[start]

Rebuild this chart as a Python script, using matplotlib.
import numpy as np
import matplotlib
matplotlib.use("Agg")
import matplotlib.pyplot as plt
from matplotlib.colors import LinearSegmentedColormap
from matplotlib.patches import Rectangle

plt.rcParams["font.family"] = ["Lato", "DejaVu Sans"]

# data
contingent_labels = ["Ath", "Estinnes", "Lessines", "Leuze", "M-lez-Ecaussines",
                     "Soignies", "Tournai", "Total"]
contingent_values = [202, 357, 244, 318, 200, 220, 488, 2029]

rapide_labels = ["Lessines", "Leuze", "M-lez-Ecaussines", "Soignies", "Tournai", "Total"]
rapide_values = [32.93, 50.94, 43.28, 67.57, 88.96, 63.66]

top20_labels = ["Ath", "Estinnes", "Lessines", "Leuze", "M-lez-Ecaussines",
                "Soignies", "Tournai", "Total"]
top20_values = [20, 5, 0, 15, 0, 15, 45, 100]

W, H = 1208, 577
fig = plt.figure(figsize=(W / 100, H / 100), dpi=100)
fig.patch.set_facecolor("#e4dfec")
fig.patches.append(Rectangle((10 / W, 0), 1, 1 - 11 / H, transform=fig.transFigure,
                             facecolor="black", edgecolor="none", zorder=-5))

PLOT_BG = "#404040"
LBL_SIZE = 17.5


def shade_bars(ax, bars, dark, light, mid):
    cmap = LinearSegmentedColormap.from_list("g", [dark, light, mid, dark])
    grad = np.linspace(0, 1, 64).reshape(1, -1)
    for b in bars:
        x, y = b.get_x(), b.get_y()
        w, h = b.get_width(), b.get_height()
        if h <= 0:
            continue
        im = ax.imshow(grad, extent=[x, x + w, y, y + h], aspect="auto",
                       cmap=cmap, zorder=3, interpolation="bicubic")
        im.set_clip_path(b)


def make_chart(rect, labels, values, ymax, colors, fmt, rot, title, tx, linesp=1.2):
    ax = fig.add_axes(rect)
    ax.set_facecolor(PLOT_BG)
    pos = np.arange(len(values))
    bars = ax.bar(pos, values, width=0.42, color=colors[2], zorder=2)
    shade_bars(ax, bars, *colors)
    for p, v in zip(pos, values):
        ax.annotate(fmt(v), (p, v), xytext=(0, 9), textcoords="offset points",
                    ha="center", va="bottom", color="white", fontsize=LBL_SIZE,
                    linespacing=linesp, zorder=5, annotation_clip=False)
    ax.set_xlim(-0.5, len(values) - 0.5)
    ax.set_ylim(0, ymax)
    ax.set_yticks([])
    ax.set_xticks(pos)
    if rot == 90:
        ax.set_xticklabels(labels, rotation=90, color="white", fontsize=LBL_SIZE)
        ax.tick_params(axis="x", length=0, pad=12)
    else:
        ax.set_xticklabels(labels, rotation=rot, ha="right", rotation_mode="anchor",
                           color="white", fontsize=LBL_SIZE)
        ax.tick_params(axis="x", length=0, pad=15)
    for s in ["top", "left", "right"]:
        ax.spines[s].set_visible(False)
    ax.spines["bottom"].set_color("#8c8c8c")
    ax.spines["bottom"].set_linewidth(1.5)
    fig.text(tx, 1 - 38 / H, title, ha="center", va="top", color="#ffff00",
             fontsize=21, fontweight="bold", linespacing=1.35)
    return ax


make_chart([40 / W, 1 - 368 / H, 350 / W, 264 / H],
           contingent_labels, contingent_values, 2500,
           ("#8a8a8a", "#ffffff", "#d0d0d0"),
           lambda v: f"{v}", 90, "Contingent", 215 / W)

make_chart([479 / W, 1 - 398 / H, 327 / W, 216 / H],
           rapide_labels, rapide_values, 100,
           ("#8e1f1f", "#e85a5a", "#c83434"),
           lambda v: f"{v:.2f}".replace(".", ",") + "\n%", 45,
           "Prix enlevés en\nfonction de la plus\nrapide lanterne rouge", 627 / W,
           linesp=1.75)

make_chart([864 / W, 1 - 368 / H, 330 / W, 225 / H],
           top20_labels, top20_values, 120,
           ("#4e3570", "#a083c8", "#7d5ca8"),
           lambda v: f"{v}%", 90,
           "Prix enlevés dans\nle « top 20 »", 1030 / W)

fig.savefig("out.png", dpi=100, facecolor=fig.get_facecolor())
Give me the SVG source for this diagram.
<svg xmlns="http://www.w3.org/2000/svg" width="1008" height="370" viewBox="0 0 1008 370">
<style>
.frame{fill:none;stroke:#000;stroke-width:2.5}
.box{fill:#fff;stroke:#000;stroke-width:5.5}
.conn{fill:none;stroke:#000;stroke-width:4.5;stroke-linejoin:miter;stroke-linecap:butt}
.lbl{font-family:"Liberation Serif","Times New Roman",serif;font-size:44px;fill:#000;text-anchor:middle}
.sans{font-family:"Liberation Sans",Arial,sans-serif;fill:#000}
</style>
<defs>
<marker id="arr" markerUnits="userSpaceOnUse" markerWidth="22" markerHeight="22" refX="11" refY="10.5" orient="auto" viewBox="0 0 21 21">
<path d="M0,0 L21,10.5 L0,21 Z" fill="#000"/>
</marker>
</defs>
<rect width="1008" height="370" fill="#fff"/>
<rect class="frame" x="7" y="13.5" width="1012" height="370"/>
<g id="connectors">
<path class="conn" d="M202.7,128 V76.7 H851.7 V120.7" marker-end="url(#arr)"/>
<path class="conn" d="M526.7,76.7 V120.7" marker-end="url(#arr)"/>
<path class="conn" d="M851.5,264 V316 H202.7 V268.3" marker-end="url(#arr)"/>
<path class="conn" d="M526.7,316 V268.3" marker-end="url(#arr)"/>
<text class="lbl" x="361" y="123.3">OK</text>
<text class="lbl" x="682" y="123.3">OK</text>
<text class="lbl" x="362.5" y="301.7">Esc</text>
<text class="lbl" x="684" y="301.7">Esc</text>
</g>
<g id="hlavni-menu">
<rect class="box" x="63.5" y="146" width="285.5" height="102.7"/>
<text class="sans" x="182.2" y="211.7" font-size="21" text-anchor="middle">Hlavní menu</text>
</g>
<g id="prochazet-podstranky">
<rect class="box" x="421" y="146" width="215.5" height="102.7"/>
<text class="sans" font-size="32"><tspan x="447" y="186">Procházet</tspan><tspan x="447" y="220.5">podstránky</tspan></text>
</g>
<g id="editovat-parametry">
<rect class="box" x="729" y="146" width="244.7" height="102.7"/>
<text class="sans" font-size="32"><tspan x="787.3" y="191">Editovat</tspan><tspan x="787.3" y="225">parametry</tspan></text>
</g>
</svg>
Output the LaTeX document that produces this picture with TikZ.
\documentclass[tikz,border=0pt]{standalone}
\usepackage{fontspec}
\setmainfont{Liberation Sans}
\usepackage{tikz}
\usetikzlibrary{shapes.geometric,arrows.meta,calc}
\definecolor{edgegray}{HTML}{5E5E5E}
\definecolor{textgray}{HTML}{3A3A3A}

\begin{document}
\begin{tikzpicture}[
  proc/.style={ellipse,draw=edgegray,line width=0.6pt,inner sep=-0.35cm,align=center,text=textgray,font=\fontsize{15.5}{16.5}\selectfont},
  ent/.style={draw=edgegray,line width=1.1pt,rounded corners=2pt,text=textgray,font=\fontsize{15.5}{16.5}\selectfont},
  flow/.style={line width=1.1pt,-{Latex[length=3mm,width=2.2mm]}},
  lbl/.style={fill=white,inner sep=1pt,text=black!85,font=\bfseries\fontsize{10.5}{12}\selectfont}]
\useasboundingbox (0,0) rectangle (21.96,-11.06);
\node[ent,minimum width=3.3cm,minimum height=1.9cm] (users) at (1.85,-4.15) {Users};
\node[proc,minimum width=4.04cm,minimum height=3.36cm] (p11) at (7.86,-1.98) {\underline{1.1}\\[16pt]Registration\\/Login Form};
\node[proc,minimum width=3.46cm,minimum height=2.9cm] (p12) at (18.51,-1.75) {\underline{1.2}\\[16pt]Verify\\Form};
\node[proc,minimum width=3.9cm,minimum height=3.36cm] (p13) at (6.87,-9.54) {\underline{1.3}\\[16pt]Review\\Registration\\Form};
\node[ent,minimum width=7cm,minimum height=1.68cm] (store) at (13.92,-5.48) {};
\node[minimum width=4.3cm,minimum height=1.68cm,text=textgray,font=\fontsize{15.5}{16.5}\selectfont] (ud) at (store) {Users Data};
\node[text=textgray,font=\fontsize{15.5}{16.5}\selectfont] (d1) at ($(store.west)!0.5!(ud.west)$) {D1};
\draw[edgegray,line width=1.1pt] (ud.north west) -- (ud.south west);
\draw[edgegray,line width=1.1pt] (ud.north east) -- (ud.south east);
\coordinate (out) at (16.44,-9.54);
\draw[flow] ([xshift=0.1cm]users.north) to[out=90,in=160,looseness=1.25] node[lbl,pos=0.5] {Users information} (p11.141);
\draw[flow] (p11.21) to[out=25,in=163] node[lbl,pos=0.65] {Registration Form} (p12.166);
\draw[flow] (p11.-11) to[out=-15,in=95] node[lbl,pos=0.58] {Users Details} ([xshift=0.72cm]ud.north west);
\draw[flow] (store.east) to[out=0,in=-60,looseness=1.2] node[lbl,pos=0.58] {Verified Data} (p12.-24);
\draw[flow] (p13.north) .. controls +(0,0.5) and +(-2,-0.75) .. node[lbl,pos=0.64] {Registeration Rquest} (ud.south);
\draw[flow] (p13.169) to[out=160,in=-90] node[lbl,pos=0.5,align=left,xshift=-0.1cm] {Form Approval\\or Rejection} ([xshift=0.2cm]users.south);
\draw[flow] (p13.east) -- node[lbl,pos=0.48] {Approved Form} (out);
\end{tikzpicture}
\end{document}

[end]

▶ [Given task]
Starting at the first line of the data above, please restate word for word every line up to and including the one that holds "contingent_values = [202, 357, 244, 318, 200, 220, 488, 2029]", and add nothing else.

▶ [Problem solution]
Rebuild this chart as a Python script, using matplotlib.
import numpy as np
import matplotlib
matplotlib.use("Agg")
import matplotlib.pyplot as plt
from matplotlib.colors import LinearSegmentedColormap
from matplotlib.patches import Rectangle

plt.rcParams["font.family"] = ["Lato", "DejaVu Sans"]

# data
contingent_labels = ["Ath", "Estinnes", "Lessines", "Leuze", "M-lez-Ecaussines",
                     "Soignies", "Tournai", "Total"]
contingent_values = [202, 357, 244, 318, 200, 220, 488, 2029]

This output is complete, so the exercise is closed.